# Raw data
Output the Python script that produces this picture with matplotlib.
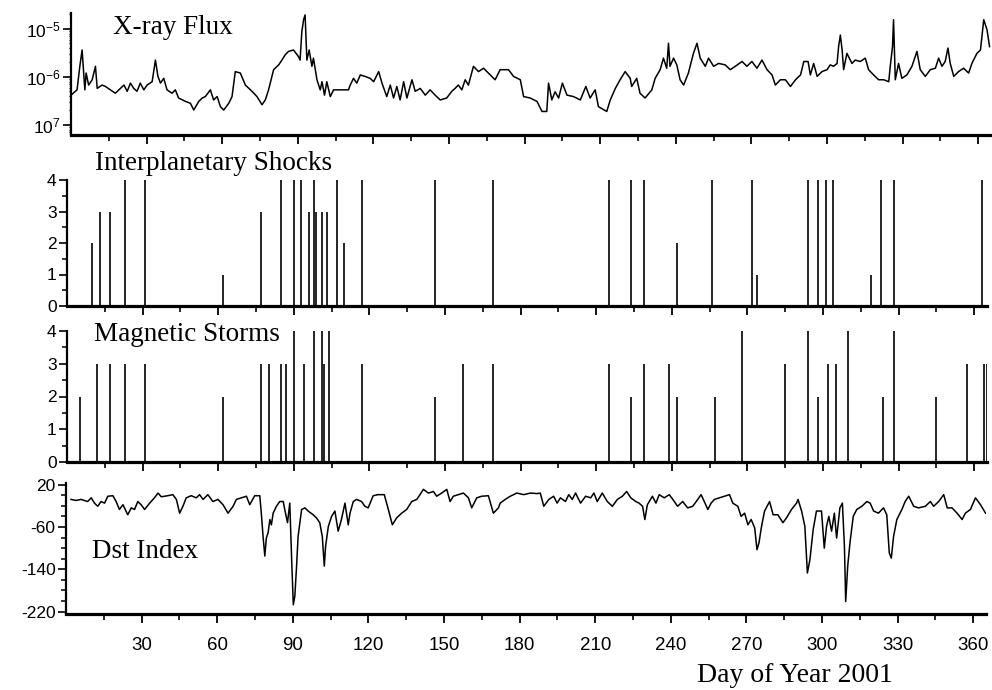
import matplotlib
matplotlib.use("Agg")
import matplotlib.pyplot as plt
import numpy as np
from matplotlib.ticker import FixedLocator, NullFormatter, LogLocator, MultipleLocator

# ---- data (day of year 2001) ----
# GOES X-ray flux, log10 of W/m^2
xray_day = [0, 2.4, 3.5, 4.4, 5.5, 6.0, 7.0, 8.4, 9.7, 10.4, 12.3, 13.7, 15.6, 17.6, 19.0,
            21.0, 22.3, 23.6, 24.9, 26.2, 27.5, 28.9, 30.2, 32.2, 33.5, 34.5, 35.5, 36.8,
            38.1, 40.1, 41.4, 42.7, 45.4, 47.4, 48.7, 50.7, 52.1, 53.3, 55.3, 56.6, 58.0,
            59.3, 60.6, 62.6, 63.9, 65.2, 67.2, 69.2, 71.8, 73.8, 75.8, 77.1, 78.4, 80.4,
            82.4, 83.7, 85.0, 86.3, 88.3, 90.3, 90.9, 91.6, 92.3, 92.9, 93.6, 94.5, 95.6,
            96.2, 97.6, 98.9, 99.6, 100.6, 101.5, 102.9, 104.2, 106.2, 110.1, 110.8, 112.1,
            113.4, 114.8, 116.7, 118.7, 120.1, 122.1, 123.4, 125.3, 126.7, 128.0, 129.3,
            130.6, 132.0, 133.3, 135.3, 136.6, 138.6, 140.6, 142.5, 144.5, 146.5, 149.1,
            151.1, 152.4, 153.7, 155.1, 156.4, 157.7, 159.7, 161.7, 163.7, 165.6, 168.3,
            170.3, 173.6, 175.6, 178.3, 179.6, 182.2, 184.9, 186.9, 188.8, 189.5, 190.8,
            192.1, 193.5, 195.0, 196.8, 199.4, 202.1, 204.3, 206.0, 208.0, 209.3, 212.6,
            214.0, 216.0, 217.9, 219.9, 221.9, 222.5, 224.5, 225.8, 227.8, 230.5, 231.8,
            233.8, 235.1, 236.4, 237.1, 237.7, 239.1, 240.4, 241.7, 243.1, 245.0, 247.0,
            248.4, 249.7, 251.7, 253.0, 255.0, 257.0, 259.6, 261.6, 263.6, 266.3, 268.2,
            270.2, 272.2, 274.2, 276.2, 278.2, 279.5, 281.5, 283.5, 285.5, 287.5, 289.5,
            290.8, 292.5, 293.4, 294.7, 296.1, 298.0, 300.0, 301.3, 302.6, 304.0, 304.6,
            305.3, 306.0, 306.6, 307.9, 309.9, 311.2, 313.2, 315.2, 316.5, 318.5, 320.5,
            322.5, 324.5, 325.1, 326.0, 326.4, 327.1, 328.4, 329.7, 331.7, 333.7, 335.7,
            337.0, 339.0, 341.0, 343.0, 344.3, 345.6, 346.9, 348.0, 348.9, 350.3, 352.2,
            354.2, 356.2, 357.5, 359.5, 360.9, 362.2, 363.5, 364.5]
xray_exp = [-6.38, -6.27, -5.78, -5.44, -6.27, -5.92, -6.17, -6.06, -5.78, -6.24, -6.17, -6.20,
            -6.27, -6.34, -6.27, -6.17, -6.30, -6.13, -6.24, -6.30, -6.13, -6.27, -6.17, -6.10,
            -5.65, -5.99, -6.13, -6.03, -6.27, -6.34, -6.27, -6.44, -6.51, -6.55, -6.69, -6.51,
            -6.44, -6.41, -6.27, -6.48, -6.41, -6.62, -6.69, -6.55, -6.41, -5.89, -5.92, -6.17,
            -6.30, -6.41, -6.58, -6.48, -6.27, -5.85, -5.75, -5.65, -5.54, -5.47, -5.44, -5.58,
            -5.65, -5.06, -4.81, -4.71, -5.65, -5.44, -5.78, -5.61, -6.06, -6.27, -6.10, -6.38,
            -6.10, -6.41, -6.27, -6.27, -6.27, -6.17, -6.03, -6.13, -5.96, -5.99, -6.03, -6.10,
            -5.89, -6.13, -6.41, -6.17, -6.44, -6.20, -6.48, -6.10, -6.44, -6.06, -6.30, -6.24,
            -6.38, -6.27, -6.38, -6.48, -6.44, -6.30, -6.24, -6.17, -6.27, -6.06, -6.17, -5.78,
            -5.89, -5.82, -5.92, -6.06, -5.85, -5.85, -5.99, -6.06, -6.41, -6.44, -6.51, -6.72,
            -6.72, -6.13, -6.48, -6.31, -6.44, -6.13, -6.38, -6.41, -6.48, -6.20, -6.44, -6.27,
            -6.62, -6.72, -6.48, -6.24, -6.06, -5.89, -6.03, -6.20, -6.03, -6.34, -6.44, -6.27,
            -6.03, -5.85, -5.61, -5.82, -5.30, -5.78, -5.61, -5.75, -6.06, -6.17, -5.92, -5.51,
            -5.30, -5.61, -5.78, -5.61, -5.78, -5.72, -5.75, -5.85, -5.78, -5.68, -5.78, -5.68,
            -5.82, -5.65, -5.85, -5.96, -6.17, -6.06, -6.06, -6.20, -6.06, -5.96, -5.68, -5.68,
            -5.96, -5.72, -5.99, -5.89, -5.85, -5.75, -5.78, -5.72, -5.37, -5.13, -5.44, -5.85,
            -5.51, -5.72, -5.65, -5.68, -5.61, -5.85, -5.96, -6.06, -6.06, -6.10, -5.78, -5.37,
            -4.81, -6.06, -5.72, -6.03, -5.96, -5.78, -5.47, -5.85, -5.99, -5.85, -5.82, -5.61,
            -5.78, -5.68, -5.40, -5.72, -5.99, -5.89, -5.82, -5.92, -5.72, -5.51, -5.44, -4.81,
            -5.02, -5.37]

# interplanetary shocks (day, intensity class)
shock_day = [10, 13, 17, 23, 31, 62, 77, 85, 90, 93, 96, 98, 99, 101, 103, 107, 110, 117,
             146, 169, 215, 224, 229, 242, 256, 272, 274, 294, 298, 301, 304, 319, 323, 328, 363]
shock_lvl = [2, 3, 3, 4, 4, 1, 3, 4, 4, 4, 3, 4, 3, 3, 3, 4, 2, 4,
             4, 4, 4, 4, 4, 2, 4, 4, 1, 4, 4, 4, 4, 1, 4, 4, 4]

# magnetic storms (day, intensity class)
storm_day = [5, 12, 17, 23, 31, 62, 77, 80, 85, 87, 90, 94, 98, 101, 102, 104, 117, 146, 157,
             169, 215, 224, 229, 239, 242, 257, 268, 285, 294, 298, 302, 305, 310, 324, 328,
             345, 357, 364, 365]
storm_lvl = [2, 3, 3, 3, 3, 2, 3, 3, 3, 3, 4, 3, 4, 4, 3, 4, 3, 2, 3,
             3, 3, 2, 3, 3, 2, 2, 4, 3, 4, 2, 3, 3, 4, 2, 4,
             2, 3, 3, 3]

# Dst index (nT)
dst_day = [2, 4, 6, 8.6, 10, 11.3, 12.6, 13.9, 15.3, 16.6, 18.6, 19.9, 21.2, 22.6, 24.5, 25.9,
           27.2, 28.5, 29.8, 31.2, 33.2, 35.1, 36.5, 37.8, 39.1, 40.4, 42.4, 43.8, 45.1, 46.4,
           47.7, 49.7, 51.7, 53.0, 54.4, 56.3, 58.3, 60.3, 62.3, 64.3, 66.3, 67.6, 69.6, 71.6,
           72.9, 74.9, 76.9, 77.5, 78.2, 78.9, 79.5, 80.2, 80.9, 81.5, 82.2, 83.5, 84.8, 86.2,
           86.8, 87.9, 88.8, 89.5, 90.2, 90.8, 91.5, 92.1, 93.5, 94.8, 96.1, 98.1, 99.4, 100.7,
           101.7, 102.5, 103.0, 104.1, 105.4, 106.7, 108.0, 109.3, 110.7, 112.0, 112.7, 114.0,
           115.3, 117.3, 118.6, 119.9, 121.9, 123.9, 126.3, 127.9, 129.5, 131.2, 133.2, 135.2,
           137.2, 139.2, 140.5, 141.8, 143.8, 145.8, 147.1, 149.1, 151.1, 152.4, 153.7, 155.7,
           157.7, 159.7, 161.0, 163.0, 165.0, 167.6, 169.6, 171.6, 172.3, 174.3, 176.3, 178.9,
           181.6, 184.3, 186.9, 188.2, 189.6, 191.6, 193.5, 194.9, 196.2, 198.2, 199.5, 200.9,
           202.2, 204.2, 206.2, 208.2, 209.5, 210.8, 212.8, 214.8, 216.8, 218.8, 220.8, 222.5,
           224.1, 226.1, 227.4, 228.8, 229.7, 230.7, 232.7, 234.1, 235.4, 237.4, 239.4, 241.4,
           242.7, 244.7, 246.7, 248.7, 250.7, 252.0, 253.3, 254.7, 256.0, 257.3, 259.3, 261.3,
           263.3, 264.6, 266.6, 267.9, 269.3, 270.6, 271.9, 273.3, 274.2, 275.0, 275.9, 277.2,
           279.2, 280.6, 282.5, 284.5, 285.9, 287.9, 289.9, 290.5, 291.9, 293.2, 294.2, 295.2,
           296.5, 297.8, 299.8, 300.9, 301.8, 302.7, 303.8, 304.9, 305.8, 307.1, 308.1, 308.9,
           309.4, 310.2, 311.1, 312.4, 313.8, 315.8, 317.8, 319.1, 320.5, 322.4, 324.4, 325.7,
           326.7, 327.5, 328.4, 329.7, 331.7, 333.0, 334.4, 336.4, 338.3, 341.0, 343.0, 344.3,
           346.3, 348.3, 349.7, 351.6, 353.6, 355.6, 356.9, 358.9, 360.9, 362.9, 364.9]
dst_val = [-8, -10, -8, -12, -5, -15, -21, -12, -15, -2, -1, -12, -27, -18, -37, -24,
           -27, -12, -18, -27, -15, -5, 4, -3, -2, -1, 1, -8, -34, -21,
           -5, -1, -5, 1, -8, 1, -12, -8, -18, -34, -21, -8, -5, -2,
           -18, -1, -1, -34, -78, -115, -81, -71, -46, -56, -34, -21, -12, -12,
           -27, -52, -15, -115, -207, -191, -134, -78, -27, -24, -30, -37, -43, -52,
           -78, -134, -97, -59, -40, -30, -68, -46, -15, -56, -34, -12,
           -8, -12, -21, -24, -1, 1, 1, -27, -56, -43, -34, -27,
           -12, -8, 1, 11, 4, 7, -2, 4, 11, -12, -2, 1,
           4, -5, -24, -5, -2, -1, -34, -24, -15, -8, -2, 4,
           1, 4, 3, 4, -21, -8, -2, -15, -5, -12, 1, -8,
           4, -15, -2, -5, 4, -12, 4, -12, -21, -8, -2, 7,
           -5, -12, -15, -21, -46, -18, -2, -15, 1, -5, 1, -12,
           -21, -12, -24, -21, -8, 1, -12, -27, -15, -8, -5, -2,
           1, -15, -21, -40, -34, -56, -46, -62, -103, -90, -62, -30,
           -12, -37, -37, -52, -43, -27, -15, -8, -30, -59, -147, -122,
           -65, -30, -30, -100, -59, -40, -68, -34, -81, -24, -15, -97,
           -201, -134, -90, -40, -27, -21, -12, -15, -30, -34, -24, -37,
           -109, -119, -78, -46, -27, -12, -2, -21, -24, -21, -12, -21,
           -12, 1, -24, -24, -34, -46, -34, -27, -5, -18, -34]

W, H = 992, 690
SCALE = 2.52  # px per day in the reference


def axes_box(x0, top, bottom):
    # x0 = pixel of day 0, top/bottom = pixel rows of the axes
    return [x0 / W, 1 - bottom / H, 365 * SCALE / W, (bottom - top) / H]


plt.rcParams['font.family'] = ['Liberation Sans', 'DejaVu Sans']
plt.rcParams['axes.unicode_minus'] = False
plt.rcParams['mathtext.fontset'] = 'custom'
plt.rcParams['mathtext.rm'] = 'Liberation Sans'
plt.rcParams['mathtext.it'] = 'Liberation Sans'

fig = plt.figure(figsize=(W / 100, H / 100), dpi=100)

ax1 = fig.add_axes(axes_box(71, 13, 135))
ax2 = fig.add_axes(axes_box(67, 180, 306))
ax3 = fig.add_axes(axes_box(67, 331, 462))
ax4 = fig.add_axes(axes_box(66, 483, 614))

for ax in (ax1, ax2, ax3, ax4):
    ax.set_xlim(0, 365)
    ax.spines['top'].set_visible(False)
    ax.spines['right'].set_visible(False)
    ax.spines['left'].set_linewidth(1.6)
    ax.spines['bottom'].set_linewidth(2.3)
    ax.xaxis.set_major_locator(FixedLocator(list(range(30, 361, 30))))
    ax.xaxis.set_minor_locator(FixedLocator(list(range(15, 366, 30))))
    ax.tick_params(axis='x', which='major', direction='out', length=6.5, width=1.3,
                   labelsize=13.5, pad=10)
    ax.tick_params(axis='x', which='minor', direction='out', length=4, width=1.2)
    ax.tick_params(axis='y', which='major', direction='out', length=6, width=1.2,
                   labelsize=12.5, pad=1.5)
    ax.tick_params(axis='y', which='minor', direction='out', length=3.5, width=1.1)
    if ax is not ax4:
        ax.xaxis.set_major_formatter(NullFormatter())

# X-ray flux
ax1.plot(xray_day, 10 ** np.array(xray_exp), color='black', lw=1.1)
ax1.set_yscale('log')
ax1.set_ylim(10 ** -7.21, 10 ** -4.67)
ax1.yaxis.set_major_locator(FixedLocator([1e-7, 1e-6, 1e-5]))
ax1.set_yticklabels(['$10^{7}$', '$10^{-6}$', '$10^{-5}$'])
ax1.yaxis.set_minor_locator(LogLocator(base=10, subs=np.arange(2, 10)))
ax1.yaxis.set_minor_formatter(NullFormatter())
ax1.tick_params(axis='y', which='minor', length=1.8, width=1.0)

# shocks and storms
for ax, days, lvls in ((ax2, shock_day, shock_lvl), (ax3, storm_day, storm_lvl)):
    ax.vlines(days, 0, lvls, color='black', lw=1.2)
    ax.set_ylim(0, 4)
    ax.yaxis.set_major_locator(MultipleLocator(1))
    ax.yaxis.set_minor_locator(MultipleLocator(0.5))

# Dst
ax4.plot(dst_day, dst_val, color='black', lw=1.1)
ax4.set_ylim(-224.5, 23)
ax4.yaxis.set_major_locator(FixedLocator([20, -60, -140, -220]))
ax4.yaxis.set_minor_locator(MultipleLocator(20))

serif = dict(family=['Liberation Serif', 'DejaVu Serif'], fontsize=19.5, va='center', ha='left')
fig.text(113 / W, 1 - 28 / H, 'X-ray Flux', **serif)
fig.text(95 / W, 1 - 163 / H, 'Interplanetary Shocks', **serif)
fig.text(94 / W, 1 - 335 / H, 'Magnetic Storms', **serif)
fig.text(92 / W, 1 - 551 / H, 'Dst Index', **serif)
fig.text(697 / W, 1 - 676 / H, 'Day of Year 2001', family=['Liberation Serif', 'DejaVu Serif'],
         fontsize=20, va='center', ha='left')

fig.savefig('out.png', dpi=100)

# Exercise requirements
Starting at the top of the listing above, please restate word for word each line up to and including the one that holds "from matplotlib.ticker import", omitting every image.

# Result
Output the Python script that produces this picture with matplotlib.
import matplotlib
matplotlib.use("Agg")
import matplotlib.pyplot as plt
import numpy as np
from matplotlib.ticker import FixedLocator, NullFormatter, LogLocator, MultipleLocator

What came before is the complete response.